So, as those of you who are bloggers already know, not blogging leads to not blogging. And then that leads to more not blogging. Sorry I have been remiss. Here’s what’s been happening, or not happening, as the case may be along with 10 observations about being a pool nerd. THEN, I want to hear from you. What’s going on? What’s not going on? What do you wish was going on? Go ahead, vent, let ‘er rip, I’m listening.
I began my first summer as a SAHM or WAHM as the case may be. So far, so good. Kids need structure (and so do I), so we usually do up a little schedule on the white board. Along with fun summer stuff like looking for bugs, it includes things like mommy nap time. Why not?
A New Look
I cut off my Rapunzel hair and donated it to Locks of Love. I think it was the 4,237th time I put my hair in a ponytail that I decided I’m over it. It was fun and beautiful, but I was starting to look like a conehead in my swimcap. Not attractive.
We went to Sacramento for a week and stayed with two families. We do this every year. It gets easier and more fun as the kids get older. Highlight for me was running with Stefanie, a gal I met and ran with for 14 miles at the Lithia Loop Trail Marathon. She drove over an hour to meet me at 6:30am! LOVE her!
Hang Time with My Man
Summer. Hammock. Honey. Nuff said.
Painted Boobs & Violin Players on Stilts
I took the kids to the Oregon Country Fair! Totally fun! And the boobs were so well decorated, the kids never noticed the shirtless gals. We went for the sites and games and the butterfly plays and juggling, but mostly we went to see our favorite local band, Opal Creek! My running buddy Tanya is the kick-ass fiddle player.
My Effing Foot
…is still injured. The achilles thingy has turned into PF. I’ve been lap swimming like a maniac and have been pool running too. While in Cali, my running coach (oh, I should blog about that!), the famous Cathie Twomey Bellamy, sent me pool running workouts via email so I didn’t lose heart while on vacay. They are short and hard and send me ravenous, headfirst into the fridge afterward.
No Sweaty Van for Me
Because of my dang foot, I had to bail out of the Hood to Coast relay. It was a hard decision (though not as hard as bailing from the 50K earlier this year because of a calf strain). I won’t be running in the middle of the night, I won’t be sharing a sweaty van with 6 other sweaty people for 24 hours, I won’t be celebrating with my buddy Leah at the end. Bummer. We need a Run Momma Run team. Next year, ladies!!!
Stop! In the Name of Love
Just cuz I’m not running much, doesn’t mean I don’t love it and don’t want to be around it. Volunteering for the Run for the Memorial and the Butte to Butte this year was great. I love screaming friends’ names when they run by!
Lappin’ up the Swimming
So I’m at the pool. Almost. Every. Day.
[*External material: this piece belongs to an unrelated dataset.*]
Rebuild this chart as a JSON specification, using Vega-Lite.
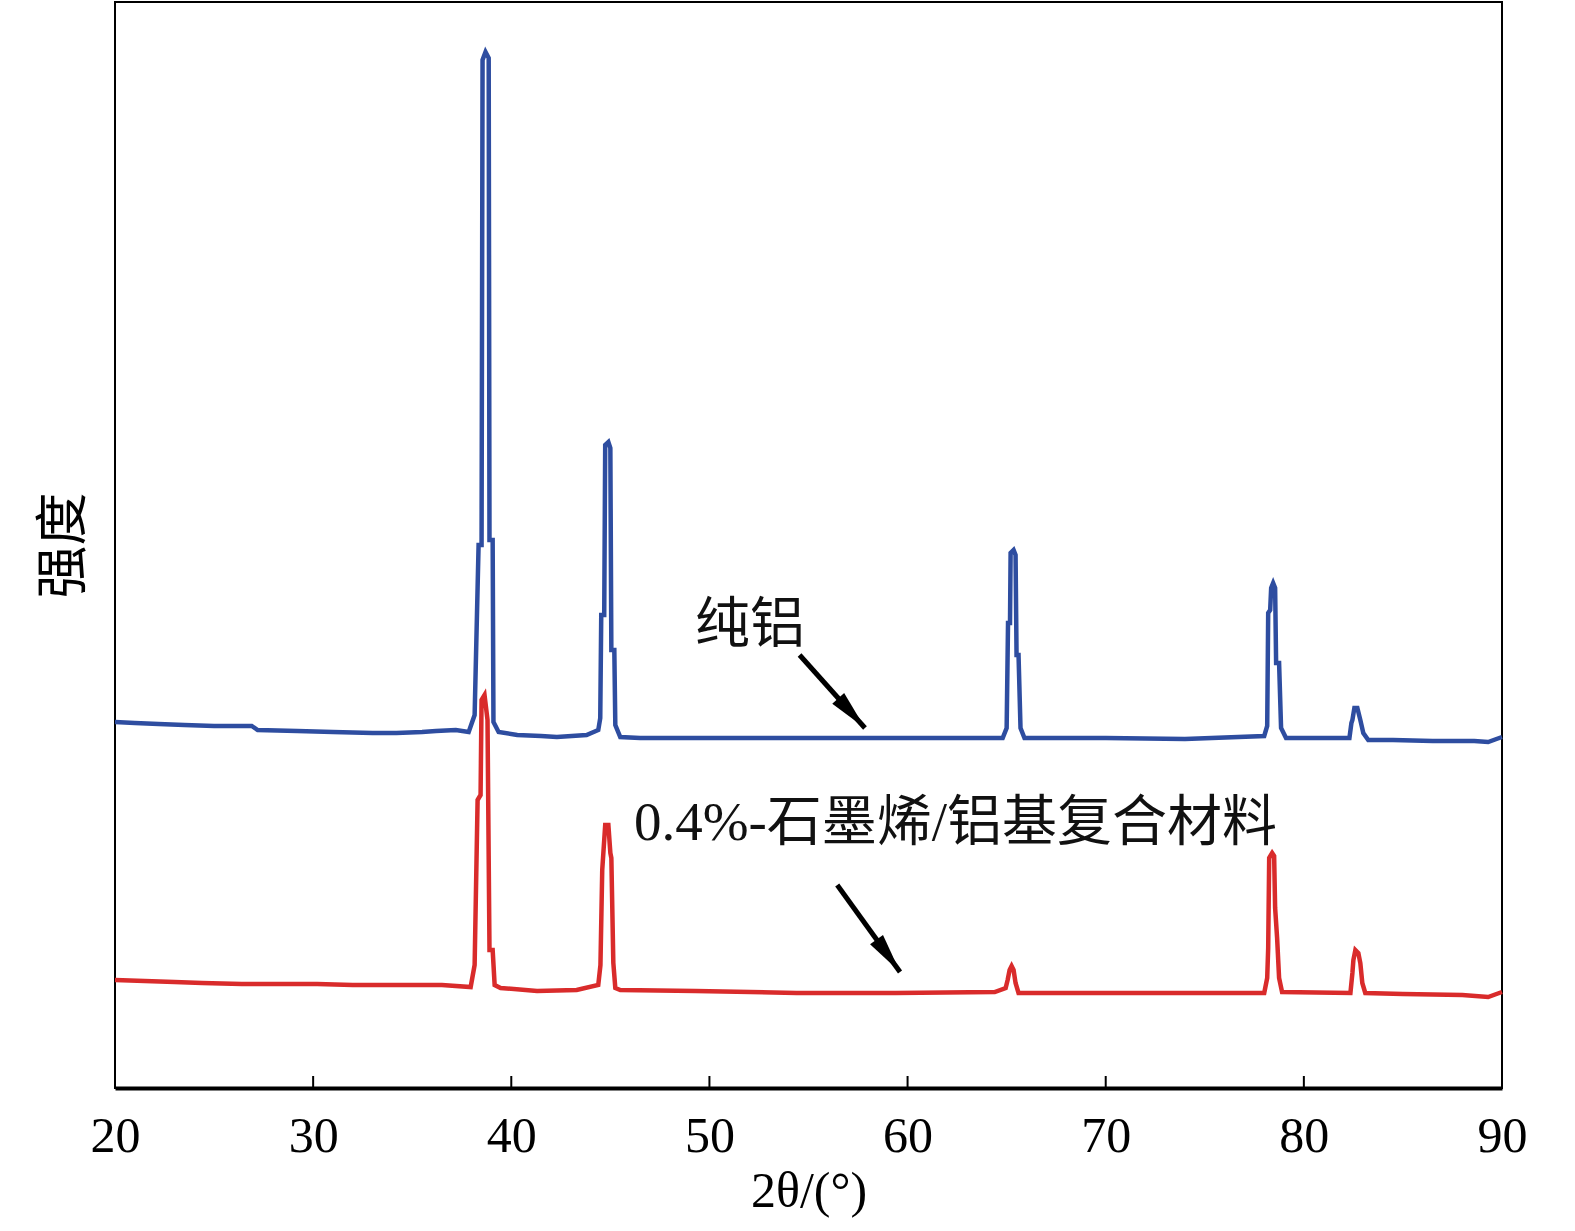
{
  "$schema": "https://vega.github.io/schema/vega-lite/v6.json",
  "description": "XRD patterns of pure Al and 0.4% graphene/Al composite.",
  "width": 1387,
  "height": 1086,
  "autosize": "none",
  "padding": {"left": 115, "top": 2, "right": 73, "bottom": 143},
  "background": "white",
  "config": {"view": {"stroke": "black", "strokeWidth": 2}},
  "datasets": {
    "xrd": [
      {"s": "pure", "t": 20, "i": 366}, {"s": "pure", "t": 21, "i": 365}, {"s": "pure", "t": 22.2, "i": 364}, {"s": "pure", "t": 23.5, "i": 363},
      {"s": "pure", "t": 25, "i": 362}, {"s": "pure", "t": 26.9, "i": 362}, {"s": "pure", "t": 27.2, "i": 358}, {"s": "pure", "t": 29.2, "i": 357},
      {"s": "pure", "t": 31, "i": 356}, {"s": "pure", "t": 33, "i": 355}, {"s": "pure", "t": 34.2, "i": 355}, {"s": "pure", "t": 35.5, "i": 356},
      {"s": "pure", "t": 36.2, "i": 357}, {"s": "pure", "t": 37.2, "i": 358}, {"s": "pure", "t": 37.85, "i": 356}, {"s": "pure", "t": 38.15, "i": 373},
      {"s": "pure", "t": 38.35, "i": 543}, {"s": "pure", "t": 38.5, "i": 543}, {"s": "pure", "t": 38.55, "i": 1028}, {"s": "pure", "t": 38.7, "i": 1036},
      {"s": "pure", "t": 38.86, "i": 1030}, {"s": "pure", "t": 38.9, "i": 548}, {"s": "pure", "t": 39.06, "i": 548}, {"s": "pure", "t": 39.1, "i": 366},
      {"s": "pure", "t": 39.36, "i": 356}, {"s": "pure", "t": 40.3, "i": 353}, {"s": "pure", "t": 41.5, "i": 352}, {"s": "pure", "t": 42.3, "i": 351},
      {"s": "pure", "t": 43.8, "i": 353}, {"s": "pure", "t": 44.39, "i": 358}, {"s": "pure", "t": 44.49, "i": 370}, {"s": "pure", "t": 44.54, "i": 473},
      {"s": "pure", "t": 44.69, "i": 473}, {"s": "pure", "t": 44.74, "i": 643}, {"s": "pure", "t": 44.9, "i": 646}, {"s": "pure", "t": 45.0, "i": 640},
      {"s": "pure", "t": 45.05, "i": 438}, {"s": "pure", "t": 45.2, "i": 438}, {"s": "pure", "t": 45.25, "i": 363}, {"s": "pure", "t": 45.5, "i": 351},
      {"s": "pure", "t": 46.5, "i": 350}, {"s": "pure", "t": 50.3, "i": 350}, {"s": "pure", "t": 54.4, "i": 350}, {"s": "pure", "t": 59.4, "i": 350},
      {"s": "pure", "t": 64.8, "i": 350}, {"s": "pure", "t": 65.0, "i": 360}, {"s": "pure", "t": 65.07, "i": 465}, {"s": "pure", "t": 65.17, "i": 465},
      {"s": "pure", "t": 65.2, "i": 535}, {"s": "pure", "t": 65.35, "i": 538}, {"s": "pure", "t": 65.45, "i": 533}, {"s": "pure", "t": 65.5, "i": 433},
      {"s": "pure", "t": 65.6, "i": 433}, {"s": "pure", "t": 65.7, "i": 360}, {"s": "pure", "t": 65.9, "i": 350}, {"s": "pure", "t": 70, "i": 350},
      {"s": "pure", "t": 74, "i": 349}, {"s": "pure", "t": 78.0, "i": 352}, {"s": "pure", "t": 78.15, "i": 362}, {"s": "pure", "t": 78.2, "i": 475},
      {"s": "pure", "t": 78.3, "i": 478}, {"s": "pure", "t": 78.35, "i": 500}, {"s": "pure", "t": 78.45, "i": 505}, {"s": "pure", "t": 78.55, "i": 500},
      {"s": "pure", "t": 78.6, "i": 425}, {"s": "pure", "t": 78.75, "i": 425}, {"s": "pure", "t": 78.85, "i": 360}, {"s": "pure", "t": 79.1, "i": 350},
      {"s": "pure", "t": 80, "i": 350}, {"s": "pure", "t": 82.3, "i": 350}, {"s": "pure", "t": 82.4, "i": 365}, {"s": "pure", "t": 82.45, "i": 368},
      {"s": "pure", "t": 82.55, "i": 380}, {"s": "pure", "t": 82.7, "i": 380}, {"s": "pure", "t": 82.85, "i": 368}, {"s": "pure", "t": 83.0, "i": 355},
      {"s": "pure", "t": 83.25, "i": 348}, {"s": "pure", "t": 84.5, "i": 348}, {"s": "pure", "t": 86.5, "i": 347}, {"s": "pure", "t": 88.6, "i": 347},
      {"s": "pure", "t": 89.3, "i": 346}, {"s": "pure", "t": 90, "i": 351},

      {"s": "comp", "t": 20, "i": 108}, {"s": "comp", "t": 21.5, "i": 107}, {"s": "comp", "t": 23, "i": 106}, {"s": "comp", "t": 24.4, "i": 105},
      {"s": "comp", "t": 26.4, "i": 104}, {"s": "comp", "t": 28.3, "i": 104}, {"s": "comp", "t": 30.2, "i": 104}, {"s": "comp", "t": 32, "i": 103},
      {"s": "comp", "t": 34.4, "i": 103}, {"s": "comp", "t": 36.5, "i": 103}, {"s": "comp", "t": 37.95, "i": 101}, {"s": "comp", "t": 38.15, "i": 123},
      {"s": "comp", "t": 38.3, "i": 288}, {"s": "comp", "t": 38.45, "i": 293}, {"s": "comp", "t": 38.5, "i": 388}, {"s": "comp", "t": 38.65, "i": 393},
      {"s": "comp", "t": 38.8, "i": 368}, {"s": "comp", "t": 38.9, "i": 138}, {"s": "comp", "t": 39.06, "i": 138}, {"s": "comp", "t": 39.16, "i": 103},
      {"s": "comp", "t": 39.46, "i": 100}, {"s": "comp", "t": 41.3, "i": 97}, {"s": "comp", "t": 43.3, "i": 98}, {"s": "comp", "t": 44.39, "i": 103},
      {"s": "comp", "t": 44.5, "i": 123}, {"s": "comp", "t": 44.59, "i": 218}, {"s": "comp", "t": 44.74, "i": 263}, {"s": "comp", "t": 44.9, "i": 263},
      {"s": "comp", "t": 45.0, "i": 235}, {"s": "comp", "t": 45.05, "i": 230}, {"s": "comp", "t": 45.15, "i": 125}, {"s": "comp", "t": 45.25, "i": 100},
      {"s": "comp", "t": 45.5, "i": 98}, {"s": "comp", "t": 49.3, "i": 97}, {"s": "comp", "t": 54.4, "i": 95}, {"s": "comp", "t": 59.4, "i": 95},
      {"s": "comp", "t": 64.4, "i": 96}, {"s": "comp", "t": 64.95, "i": 100}, {"s": "comp", "t": 65.05, "i": 108}, {"s": "comp", "t": 65.15, "i": 118},
      {"s": "comp", "t": 65.25, "i": 122}, {"s": "comp", "t": 65.35, "i": 118}, {"s": "comp", "t": 65.45, "i": 105}, {"s": "comp", "t": 65.6, "i": 95},
      {"s": "comp", "t": 70, "i": 95}, {"s": "comp", "t": 74, "i": 95}, {"s": "comp", "t": 78.0, "i": 95}, {"s": "comp", "t": 78.15, "i": 110},
      {"s": "comp", "t": 78.2, "i": 140}, {"s": "comp", "t": 78.25, "i": 230}, {"s": "comp", "t": 78.4, "i": 235}, {"s": "comp", "t": 78.5, "i": 232},
      {"s": "comp", "t": 78.55, "i": 180}, {"s": "comp", "t": 78.65, "i": 150}, {"s": "comp", "t": 78.75, "i": 110}, {"s": "comp", "t": 78.9, "i": 96},
      {"s": "comp", "t": 82.35, "i": 95}, {"s": "comp", "t": 82.45, "i": 115}, {"s": "comp", "t": 82.5, "i": 128}, {"s": "comp", "t": 82.6, "i": 138},
      {"s": "comp", "t": 82.75, "i": 135}, {"s": "comp", "t": 82.85, "i": 125}, {"s": "comp", "t": 82.95, "i": 105}, {"s": "comp", "t": 83.1, "i": 95},
      {"s": "comp", "t": 85, "i": 94}, {"s": "comp", "t": 88, "i": 93}, {"s": "comp", "t": 89.3, "i": 91}, {"s": "comp", "t": 90, "i": 96}
    ],
    "ticks": [
      {"t": 30, "i": 0, "i2": 12}, {"t": 40, "i": 0, "i2": 12}, {"t": 50, "i": 0, "i2": 12},
      {"t": 60, "i": 0, "i2": 12}, {"t": 70, "i": 0, "i2": 12}, {"t": 80, "i": 0, "i2": 12}
    ],
    "notes": [
      {"t": 49.27, "i": 463, "label": "纯铝"},
      {"t": 46.19, "i": 265, "label": "0.4%-石墨烯/铝基复合材料"}
    ],
    "arrows": [
      {"id": 1, "t": 54.55, "i": 433, "t2": 57.85, "i2": 360},
      {"id": 2, "t": 56.45, "i": 203, "t2": 59.62, "i2": 116}
    ]
  },
  "encoding": {
    "x": {
      "field": "t", "type": "quantitative",
      "scale": {"domain": [20, 90], "nice": false, "zero": false},
      "axis": {
        "title": "2θ/(°)",
        "values": [20, 30, 40, 50, 60, 70, 80, 90],
        "grid": false, "ticks": false,
        "domainColor": "black", "domainWidth": 4,
        "labelFont": "'Liberation Serif', serif", "labelFontSize": 50, "labelColor": "black",
        "labelPadding": 23, "labelFlush": false,
        "titleFont": "'Liberation Serif', serif", "titleFontSize": 50, "titleFontWeight": "normal",
        "titleColor": "black", "titlePadding": 5
      }
    },
    "y": {
      "field": "i", "type": "quantitative",
      "scale": {"domain": [0, 1086], "nice": false, "zero": false},
      "axis": {
        "title": "强度", "labels": false, "ticks": false, "domain": false, "grid": false,
        "titleFont": "'Noto Sans CJK SC'", "titleFontSize": 53, "titleFontWeight": "normal",
        "titleColor": "black", "titlePadding": 24
      }
    }
  },
  "layer": [
    {
      "data": {"name": "ticks"},
      "mark": {"type": "rule", "strokeWidth": 2, "color": "black"},
      "encoding": {"y2": {"field": "i2"}}
    },
    {
      "data": {"name": "xrd"},
      "mark": {"type": "line", "strokeWidth": 4.5, "strokeJoin": "miter"},
      "encoding": {
        "color": {
          "field": "s", "type": "nominal", "legend": null,
          "scale": {"domain": ["pure", "comp"], "range": ["#2e4da0", "#d92b2b"]}
        }
      }
    },
    {
      "data": {"name": "notes"},
      "mark": {
        "type": "text", "align": "left", "baseline": "middle",
        "font": "'Liberation Serif', 'Noto Sans CJK SC'", "fontSize": 55, "color": "#111"
      },
      "encoding": {"text": {"field": "label"}}
    },
    {
      "data": {"name": "arrows"},
      "mark": {"type": "rule", "strokeWidth": 5, "color": "black"},
      "encoding": {
        "x2": {"field": "t2"},
        "y2": {"field": "i2"}
      }
    },
    {
      "data": {"name": "arrows"},
      "transform": [{"filter": "datum.id == 1"}],
      "mark": {"type": "point", "shape": "M0,0L-0.4,2L0.4,2Z", "filled": true, "color": "black", "opacity": 1, "size": 1600, "angle": 138},
      "encoding": {
        "x": {"field": "t2", "type": "quantitative"},
        "y": {"field": "i2", "type": "quantitative"}
      }
    },
    {
      "data": {"name": "arrows"},
      "transform": [{"filter": "datum.id == 2"}],
      "mark": {"type": "point", "shape": "M0,0L-0.4,2L0.4,2Z", "filled": true, "color": "black", "opacity": 1, "size": 1600, "angle": 144},
      "encoding": {
        "x": {"field": "t2", "type": "quantitative"},
        "y": {"field": "i2", "type": "quantitative"}
      }
    }
  ]
}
Here are my most recent tips and observations from the life of the injured-runner-swimmer.
1. For an extra tough workout, try pool running in your friend’s pool with 6 kids along with their 29 noodles and 17 floaties.
2. Don’t crack yourself up while lap swimming. Giggling underwater is kind of like foreplay for drowning.
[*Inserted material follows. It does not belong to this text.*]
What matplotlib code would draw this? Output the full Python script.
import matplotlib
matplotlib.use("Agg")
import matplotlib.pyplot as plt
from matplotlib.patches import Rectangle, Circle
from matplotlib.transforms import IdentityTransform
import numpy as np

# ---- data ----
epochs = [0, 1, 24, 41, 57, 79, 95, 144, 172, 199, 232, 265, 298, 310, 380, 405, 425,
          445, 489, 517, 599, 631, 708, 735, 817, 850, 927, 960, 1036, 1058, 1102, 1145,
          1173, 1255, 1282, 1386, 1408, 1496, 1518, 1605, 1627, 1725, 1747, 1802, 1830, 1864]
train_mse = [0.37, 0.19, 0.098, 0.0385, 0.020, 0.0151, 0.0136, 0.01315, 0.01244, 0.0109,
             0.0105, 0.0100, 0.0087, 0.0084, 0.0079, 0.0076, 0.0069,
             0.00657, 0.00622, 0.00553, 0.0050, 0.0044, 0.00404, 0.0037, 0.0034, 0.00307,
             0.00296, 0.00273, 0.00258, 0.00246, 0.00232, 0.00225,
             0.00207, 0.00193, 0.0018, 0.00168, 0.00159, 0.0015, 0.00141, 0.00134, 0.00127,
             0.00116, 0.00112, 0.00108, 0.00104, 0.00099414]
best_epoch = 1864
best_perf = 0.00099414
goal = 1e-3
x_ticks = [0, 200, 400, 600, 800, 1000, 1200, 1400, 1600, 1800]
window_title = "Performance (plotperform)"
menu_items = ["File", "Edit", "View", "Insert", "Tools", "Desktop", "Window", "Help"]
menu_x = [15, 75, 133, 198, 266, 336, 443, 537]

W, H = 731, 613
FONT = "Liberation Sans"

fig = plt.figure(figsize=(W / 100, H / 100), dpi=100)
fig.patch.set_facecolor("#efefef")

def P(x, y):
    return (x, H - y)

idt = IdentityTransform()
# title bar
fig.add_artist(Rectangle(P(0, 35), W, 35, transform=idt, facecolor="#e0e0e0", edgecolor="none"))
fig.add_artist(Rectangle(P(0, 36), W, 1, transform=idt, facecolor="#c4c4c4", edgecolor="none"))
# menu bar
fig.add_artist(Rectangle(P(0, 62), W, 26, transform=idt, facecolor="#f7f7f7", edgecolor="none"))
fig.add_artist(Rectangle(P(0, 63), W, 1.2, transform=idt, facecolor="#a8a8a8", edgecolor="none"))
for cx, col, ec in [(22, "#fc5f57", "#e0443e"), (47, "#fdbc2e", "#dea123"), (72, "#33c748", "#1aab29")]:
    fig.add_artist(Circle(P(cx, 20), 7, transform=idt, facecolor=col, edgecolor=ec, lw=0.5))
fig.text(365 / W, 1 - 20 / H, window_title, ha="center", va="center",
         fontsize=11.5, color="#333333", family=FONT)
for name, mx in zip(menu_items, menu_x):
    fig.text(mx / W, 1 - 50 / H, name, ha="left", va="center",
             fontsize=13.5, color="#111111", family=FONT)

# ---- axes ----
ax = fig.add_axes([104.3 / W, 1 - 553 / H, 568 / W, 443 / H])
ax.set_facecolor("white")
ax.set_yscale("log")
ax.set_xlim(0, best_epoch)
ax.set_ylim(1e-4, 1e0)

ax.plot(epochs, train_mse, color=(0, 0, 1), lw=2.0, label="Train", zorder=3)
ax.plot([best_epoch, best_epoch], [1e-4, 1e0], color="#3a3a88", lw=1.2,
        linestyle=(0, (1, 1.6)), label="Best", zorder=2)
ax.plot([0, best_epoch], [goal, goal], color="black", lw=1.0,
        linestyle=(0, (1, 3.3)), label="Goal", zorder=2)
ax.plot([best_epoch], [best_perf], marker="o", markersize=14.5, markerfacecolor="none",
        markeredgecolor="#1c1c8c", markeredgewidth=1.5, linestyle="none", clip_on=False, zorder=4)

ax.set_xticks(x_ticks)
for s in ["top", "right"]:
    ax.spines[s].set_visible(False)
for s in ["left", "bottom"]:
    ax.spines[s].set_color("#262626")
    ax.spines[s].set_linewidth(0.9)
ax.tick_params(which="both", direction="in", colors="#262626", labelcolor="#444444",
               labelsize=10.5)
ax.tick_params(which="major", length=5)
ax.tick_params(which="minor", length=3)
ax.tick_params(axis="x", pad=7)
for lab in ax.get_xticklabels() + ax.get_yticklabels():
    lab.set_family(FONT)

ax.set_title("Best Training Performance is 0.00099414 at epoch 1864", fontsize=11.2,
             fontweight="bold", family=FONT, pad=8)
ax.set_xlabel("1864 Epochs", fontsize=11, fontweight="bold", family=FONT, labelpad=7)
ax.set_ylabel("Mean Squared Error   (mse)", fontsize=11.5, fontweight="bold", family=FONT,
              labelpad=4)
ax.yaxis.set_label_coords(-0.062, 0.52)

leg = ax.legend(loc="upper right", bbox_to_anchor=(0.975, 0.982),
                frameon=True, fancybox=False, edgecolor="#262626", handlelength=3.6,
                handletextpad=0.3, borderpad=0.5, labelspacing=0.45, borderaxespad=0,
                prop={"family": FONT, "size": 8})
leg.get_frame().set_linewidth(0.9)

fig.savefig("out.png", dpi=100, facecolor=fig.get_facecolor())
3. A swim cap is anything but flattering, yet it does a great job at hiding my gray hair.
4. There is a ghost swimmer at Amazon Pool (confirmed by my swimming-running partner). More than once we have felt it tap our feet to pass, but no one appeared [insert howling, door-creaking, spooky sound here]
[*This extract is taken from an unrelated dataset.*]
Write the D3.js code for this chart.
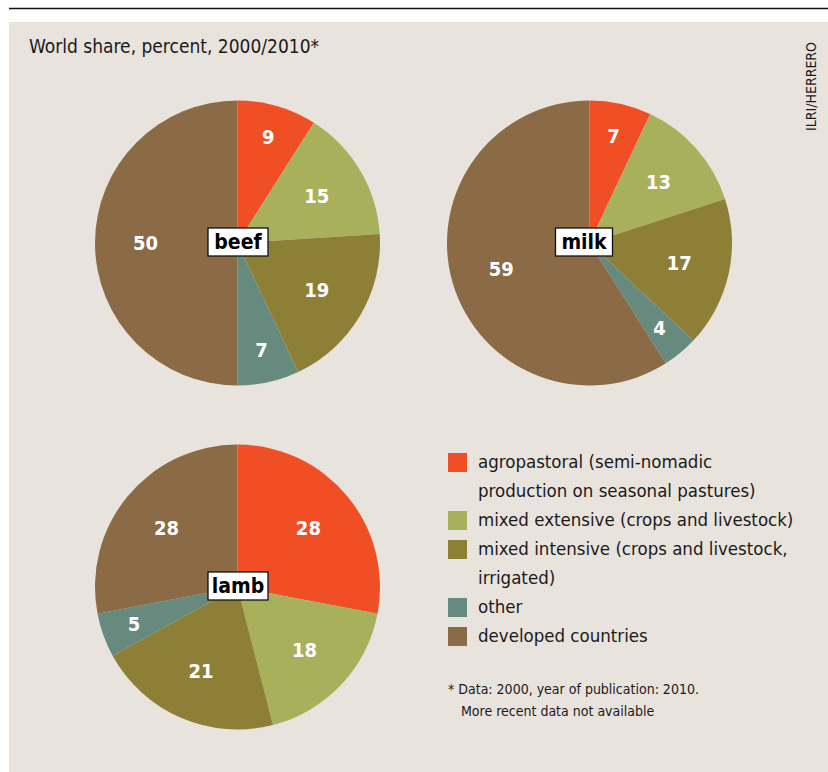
<!DOCTYPE html>
<html><head><meta charset="utf-8">
<script src="https://cdn.jsdelivr.net/npm/d3@7"></script>
<style>
body{margin:0;background:#fff;}
svg{display:block;}
text{font-family:"DejaVu Sans Condensed","Roboto",sans-serif;}
</style></head><body>
<svg id="c" width="828" height="772"></svg>
<script>
const categories = ["agropastoral (semi-nomadic production on seasonal pastures)",
  "mixed extensive (crops and livestock)",
  "mixed intensive (crops and livestock, irrigated)",
  "other",
  "developed countries"];
const legendLines = [["agropastoral (semi-nomadic", "production on seasonal pastures)"],
  ["mixed extensive (crops and livestock)"],
  ["mixed intensive (crops and livestock,", "irrigated)"],
  ["other"],
  ["developed countries"]];
const colors = ["#f04e25", "#a8b05c", "#8e7f37", "#678a7e", "#8b6a46"];
const pieNames = ["beef", "milk", "lamb"];
const beefValues = [9, 15, 19, 7, 50];
const milkValues = [7, 13, 17, 4, 59];
const lambValues = [28, 18, 21, 5, 28];
const title = "World share, percent, 2000/2010*";
const credit = "ILRI/HERRERO";
const footnote = ["* Data: 2000, year of publication: 2010.", "More recent data not available"];

const svg = d3.select("#c");
svg.append("rect").attr("x", 9).attr("y", 22).attr("width", 819).attr("height", 750).attr("fill", "#e9e3dd");
svg.append("line").attr("x1", 9).attr("x2", 828).attr("y1", 8.5).attr("y2", 8.5).attr("stroke", "#111").attr("stroke-width", 1.5);

svg.append("text").attr("x", 29).attr("y", 53).attr("font-size", 19).attr("fill", "#1a1a1a").text(title);
svg.append("text").attr("transform", "translate(811,42) rotate(-90)").attr("text-anchor", "end")
  .attr("dy", "0.35em").attr("font-size", 14).attr("fill", "#1a1a1a").text(credit);

const R = 142.5;
const pies = [
  {name: pieNames[0], values: beefValues, cx: 237.5, cy: 243, bx: 238},
  {name: pieNames[1], values: milkValues, cx: 589.5, cy: 243, bx: 584},
  {name: pieNames[2], values: lambValues, cx: 237.5, cy: 587, bx: 238}
];
const pie = d3.pie().sort(null).value(d => d);
const arc = d3.arc().innerRadius(0).outerRadius(R);

pies.forEach(p => {
  const g = svg.append("g").attr("transform", `translate(${p.cx},${p.cy})`);
  const arcs = pie(p.values);
  g.selectAll("path").data(arcs).join("path")
    .attr("d", arc).attr("fill", (d, i) => colors[i]);
  g.selectAll("text.v").data(arcs).join("text").attr("class", "v")
    .attr("transform", d => {
      const lr = d.data < 10 ? 110 : 92;
      const c = d3.arc().innerRadius(lr).outerRadius(lr).centroid(d);
      return `translate(${c[0]},${c[1]})`;
    })
    .attr("text-anchor", "middle").attr("dy", "0.35em")
    .attr("font-size", 20).attr("font-weight", "bold").attr("fill", "#fff")
    .text(d => d.data);
  const lb = svg.append("g").attr("transform", `translate(${p.bx},${p.cy - 1})`);
  const w = p.name === "milk" ? 57 : 60;
  lb.append("rect").attr("x", -w / 2).attr("y", -14).attr("width", w).attr("height", 28)
    .attr("fill", "#fff").attr("stroke", "#111").attr("stroke-width", 1.3);
  lb.append("text").attr("text-anchor", "middle").attr("dy", "0.35em")
    .attr("font-size", 21).attr("font-weight", "bold").attr("fill", "#000").text(p.name);
});

// legend
const lg = svg.append("g");
let ly = 462;
legendLines.forEach((lines, i) => {
  lg.append("rect").attr("x", 448).attr("y", ly - 9).attr("width", 19).attr("height", 19).attr("fill", colors[i]);
  lines.forEach((s, j) => {
    lg.append("text").attr("x", 478).attr("y", ly + j * 29).attr("dy", "0.35em")
      .attr("font-size", 18.5).attr("fill", "#1a1a1a").text(s);
  });
  ly += lines.length * 29;
});

svg.append("text").attr("x", 448).attr("y", 694).attr("font-size", 14).attr("fill", "#1a1a1a").text(footnote[0]);
svg.append("text").attr("x", 461).attr("y", 716).attr("font-size", 14).attr("fill", "#1a1a1a").text(footnote[1]);
</script>
</body></html>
5. Swimming in the rain is like swimming on a sunny day except it’s colder when you get out and the lifeguards are crabbier.
6. You know family swim time has started for the year when you see dimes and bandaids at the bottom of the pool. (At that point, you play mind games to steer your thoughts away from what else may be lurking in the deep end.)
7. Injured runners are drawn to each other. I’ve run into a few on early lap swim mornings. It’s nice to share our stories, sigh, then say, “well, at least we have the pool.” I told Leah I want to make a suit that says, “I’d Rather Be Running”
8. I started to think I was becoming addicted to lap swimming, but then realized that I’m just looking for that high that I get with running. Sadly, I don’t get it with swimming. Maybe if I had a beer in the hot tub afterwards. hmmm.
9. Swimsuit companies need to get their sizing shit together. I’m sorry, Nike, but I have boobs. Your suits will never fit me.
10. I thought swimming on your period would be a drag, but hey, bloating works in your favor in this sport!
Ok, that’s what’s up with me. YOUR TURN! As my dad used to say, “what the go-down be?”